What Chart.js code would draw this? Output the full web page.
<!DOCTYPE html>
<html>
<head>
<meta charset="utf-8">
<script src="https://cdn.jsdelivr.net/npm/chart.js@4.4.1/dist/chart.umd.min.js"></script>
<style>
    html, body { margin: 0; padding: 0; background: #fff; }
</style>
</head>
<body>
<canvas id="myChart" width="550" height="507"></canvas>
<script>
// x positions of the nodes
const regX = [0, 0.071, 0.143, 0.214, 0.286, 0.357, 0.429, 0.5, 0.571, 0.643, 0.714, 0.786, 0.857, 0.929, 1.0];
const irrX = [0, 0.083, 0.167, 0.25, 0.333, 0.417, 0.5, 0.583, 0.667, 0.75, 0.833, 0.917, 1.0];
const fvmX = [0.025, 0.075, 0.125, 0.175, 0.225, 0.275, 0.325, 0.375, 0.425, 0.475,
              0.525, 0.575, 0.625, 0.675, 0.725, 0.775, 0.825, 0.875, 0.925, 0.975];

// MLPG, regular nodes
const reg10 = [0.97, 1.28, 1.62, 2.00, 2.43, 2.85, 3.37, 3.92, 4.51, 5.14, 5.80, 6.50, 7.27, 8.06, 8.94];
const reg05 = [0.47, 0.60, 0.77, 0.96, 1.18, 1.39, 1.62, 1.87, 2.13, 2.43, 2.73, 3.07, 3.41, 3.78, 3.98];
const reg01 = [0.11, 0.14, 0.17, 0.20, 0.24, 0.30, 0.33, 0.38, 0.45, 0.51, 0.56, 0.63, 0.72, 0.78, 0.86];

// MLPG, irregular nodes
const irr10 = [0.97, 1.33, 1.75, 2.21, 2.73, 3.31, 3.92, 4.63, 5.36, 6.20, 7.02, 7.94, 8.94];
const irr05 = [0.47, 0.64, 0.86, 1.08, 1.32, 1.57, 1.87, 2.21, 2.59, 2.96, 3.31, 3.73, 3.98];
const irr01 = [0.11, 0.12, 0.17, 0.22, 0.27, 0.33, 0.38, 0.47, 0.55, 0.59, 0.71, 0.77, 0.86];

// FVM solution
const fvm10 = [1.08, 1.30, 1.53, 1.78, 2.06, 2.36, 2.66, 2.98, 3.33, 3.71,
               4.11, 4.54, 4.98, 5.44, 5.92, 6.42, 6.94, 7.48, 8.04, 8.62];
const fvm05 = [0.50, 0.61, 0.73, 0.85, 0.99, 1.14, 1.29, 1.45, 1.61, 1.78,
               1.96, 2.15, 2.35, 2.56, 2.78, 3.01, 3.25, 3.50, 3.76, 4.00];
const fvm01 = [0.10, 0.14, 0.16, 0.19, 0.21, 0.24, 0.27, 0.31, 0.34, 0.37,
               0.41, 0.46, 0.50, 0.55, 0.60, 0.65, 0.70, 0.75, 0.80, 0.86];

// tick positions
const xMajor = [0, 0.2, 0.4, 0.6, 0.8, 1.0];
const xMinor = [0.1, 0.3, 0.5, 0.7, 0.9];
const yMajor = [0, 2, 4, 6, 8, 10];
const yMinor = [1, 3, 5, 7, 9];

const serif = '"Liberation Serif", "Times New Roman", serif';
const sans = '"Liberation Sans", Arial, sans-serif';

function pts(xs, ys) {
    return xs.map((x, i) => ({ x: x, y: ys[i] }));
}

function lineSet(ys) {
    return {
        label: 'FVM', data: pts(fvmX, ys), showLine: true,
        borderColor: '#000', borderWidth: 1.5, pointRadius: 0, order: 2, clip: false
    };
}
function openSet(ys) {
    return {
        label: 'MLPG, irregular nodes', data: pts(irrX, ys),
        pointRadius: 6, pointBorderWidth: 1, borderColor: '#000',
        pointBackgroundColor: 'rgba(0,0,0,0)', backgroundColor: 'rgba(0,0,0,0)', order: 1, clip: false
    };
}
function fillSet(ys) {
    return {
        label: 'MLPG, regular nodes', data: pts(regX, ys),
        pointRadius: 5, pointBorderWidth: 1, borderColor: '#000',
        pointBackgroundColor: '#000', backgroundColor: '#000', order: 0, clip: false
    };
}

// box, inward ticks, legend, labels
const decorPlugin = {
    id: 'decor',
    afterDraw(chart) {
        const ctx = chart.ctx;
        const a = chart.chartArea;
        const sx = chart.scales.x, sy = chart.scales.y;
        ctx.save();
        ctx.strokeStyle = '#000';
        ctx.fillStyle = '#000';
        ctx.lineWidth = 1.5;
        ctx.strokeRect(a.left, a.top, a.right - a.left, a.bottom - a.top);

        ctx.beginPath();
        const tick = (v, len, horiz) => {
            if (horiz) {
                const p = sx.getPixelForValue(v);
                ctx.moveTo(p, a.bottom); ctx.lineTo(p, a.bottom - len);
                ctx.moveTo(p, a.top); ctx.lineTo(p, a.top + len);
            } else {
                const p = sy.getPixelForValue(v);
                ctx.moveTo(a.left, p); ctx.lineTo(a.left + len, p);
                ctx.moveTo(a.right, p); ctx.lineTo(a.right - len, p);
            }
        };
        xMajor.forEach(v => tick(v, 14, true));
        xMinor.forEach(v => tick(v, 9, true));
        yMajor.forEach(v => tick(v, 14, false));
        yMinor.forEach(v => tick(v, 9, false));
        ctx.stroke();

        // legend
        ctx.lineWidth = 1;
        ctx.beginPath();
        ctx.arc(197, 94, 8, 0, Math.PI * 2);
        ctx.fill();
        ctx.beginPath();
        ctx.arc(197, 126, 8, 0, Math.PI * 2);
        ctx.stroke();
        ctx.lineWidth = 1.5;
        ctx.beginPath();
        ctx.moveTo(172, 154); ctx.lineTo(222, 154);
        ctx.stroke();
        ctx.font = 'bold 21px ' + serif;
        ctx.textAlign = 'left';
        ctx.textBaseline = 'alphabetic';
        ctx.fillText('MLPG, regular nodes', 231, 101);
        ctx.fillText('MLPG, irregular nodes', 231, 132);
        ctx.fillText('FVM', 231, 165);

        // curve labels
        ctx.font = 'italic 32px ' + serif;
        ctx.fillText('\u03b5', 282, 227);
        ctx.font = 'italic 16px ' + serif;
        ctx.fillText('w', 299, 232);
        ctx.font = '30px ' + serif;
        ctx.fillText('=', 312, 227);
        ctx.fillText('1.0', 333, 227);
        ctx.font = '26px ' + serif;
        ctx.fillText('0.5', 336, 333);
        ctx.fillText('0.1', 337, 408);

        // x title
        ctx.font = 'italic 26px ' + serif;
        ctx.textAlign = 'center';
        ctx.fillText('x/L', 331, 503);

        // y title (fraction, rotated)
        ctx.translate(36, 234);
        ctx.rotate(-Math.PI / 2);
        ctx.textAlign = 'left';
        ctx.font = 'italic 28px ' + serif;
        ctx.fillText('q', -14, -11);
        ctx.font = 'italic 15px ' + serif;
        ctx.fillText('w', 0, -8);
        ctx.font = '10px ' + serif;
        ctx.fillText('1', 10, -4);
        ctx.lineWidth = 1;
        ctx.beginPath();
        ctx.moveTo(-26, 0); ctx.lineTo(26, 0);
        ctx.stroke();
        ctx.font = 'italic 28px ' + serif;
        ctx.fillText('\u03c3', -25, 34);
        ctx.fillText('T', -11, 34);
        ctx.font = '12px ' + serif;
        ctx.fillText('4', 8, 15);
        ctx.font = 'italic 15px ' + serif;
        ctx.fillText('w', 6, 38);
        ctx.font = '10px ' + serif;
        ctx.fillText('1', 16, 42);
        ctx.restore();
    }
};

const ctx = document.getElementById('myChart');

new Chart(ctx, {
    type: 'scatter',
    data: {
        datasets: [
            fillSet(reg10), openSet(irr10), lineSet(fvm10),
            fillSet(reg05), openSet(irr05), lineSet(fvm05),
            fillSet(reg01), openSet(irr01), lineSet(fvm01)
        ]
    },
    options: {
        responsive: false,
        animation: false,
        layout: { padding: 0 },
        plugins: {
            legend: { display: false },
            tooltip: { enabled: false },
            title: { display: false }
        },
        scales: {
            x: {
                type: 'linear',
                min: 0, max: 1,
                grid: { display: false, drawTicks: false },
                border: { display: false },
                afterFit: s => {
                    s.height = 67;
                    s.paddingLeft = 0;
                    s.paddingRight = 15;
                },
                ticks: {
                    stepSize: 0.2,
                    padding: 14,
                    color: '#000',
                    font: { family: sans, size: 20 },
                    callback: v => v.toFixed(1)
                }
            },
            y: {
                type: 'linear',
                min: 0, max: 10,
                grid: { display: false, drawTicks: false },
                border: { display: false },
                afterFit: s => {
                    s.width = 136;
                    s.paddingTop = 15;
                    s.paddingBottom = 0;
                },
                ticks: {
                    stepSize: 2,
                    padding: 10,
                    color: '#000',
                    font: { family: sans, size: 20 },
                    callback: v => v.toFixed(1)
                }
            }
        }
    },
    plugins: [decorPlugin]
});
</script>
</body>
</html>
--
Do this
Everything from the first line through the line containing "0.71, 0.77, 0.86];" should be quoted exactly, and nothing beyond it.

Written answer
What Chart.js code would draw this? Output the full web page.
<!DOCTYPE html>
<html>
<head>
<meta charset="utf-8">
<script src="https://cdn.jsdelivr.net/npm/chart.js@4.4.1/dist/chart.umd.min.js"></script>
<style>
    html, body { margin: 0; padding: 0; background: #fff; }
</style>
</head>
<body>
<canvas id="myChart" width="550" height="507"></canvas>
<script>
// x positions of the nodes
const regX = [0, 0.071, 0.143, 0.214, 0.286, 0.357, 0.429, 0.5, 0.571, 0.643, 0.714, 0.786, 0.857, 0.929, 1.0];
const irrX = [0, 0.083, 0.167, 0.25, 0.333, 0.417, 0.5, 0.583, 0.667, 0.75, 0.833, 0.917, 1.0];
const fvmX = [0.025, 0.075, 0.125, 0.175, 0.225, 0.275, 0.325, 0.375, 0.425, 0.475,
              0.525, 0.575, 0.625, 0.675, 0.725, 0.775, 0.825, 0.875, 0.925, 0.975];

// MLPG, regular nodes
const reg10 = [0.97, 1.28, 1.62, 2.00, 2.43, 2.85, 3.37, 3.92, 4.51, 5.14, 5.80, 6.50, 7.27, 8.06, 8.94];
const reg05 = [0.47, 0.60, 0.77, 0.96, 1.18, 1.39, 1.62, 1.87, 2.13, 2.43, 2.73, 3.07, 3.41, 3.78, 3.98];
const reg01 = [0.11, 0.14, 0.17, 0.20, 0.24, 0.30, 0.33, 0.38, 0.45, 0.51, 0.56, 0.63, 0.72, 0.78, 0.86];

// MLPG, irregular nodes
const irr10 = [0.97, 1.33, 1.75, 2.21, 2.73, 3.31, 3.92, 4.63, 5.36, 6.20, 7.02, 7.94, 8.94];
const irr05 = [0.47, 0.64, 0.86, 1.08, 1.32, 1.57, 1.87, 2.21, 2.59, 2.96, 3.31, 3.73, 3.98];
const irr01 = [0.11, 0.12, 0.17, 0.22, 0.27, 0.33, 0.38, 0.47, 0.55, 0.59, 0.71, 0.77, 0.86];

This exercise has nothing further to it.